Took my flashlight and surveyed the front yard, and she was nowhere to be found. She kept meowing until I looked up on the eve of the porch, and she was looking down with that “help me down from here” look in her anxious eyes.
Imagine, if you dare, a 76-year-old negotiating with a frightened cat about how to safely find her way down from a rooftop.
“Listen to me, you aggravating little …” our one-way conversation began on this chilly night. “You climbed up the dogwood tree by the side of the house to get up there. Now go back to the dogwood tree and shimmy down like you shimmied up.”
She survived the night, and so did I.
It dawned on me not so long ago that I hadn’t seen much of my little friend. She wasn’t greeting me or racing me to the front door. She wasn’t spending much time watching me type away at these weekly columns.
Diane Tope, my neighbor who had named her Katie, broke the sad news.
“Bill, Katie died,” she said. “She died in my arms. She was the sweetest cat. We buried her in the back yard, and she has a marker.”

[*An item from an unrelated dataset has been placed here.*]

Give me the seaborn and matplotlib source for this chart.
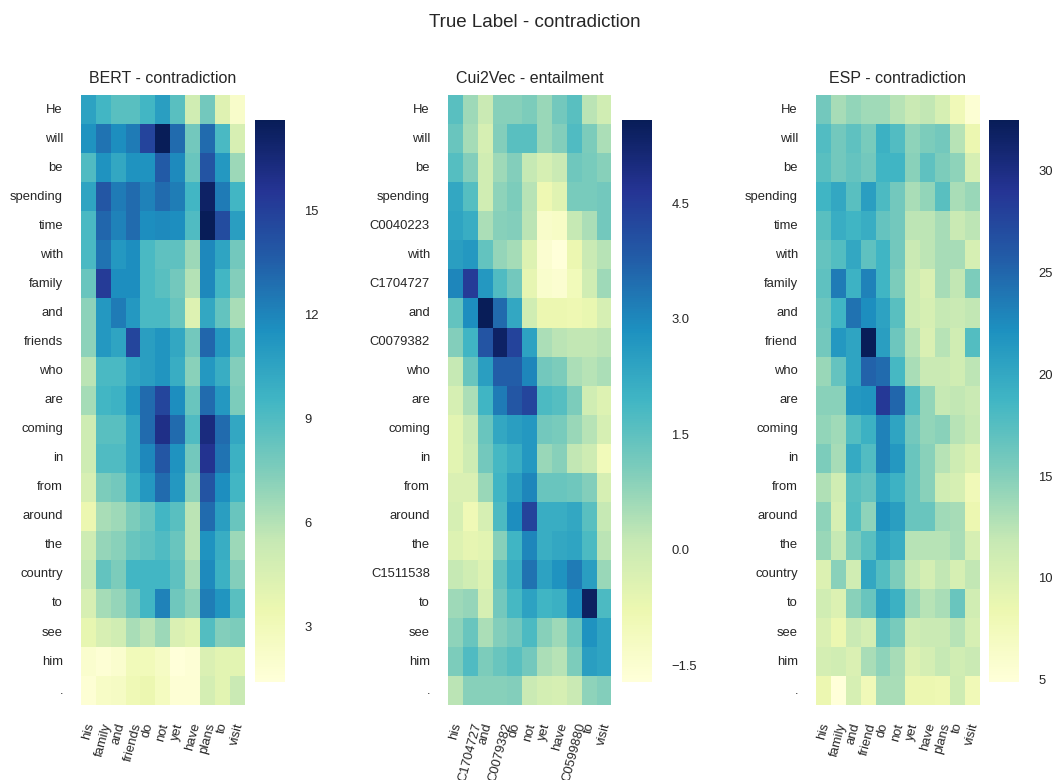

Our beloved little cat left us on December 31.
Epilogue

She was the little gray cat with the black stripes, the green eyes, a curious nature, and an innocence. She liked the leather scent of my loafers. She liked sitting on the front porch by my side and keeping an eye on the birds and squirrels and the neighborhood.
Today, my hope is that Scott and Diane Pope’s Katie and my little friend Turdopholus is enjoying her new life on Rainbow Bridge with the canines and felines who brought we humans so much joy in our lives.
And something I know for sure is that the sweet little cat adopted me, chose to be a part of my life, and loved me, and I loved her back.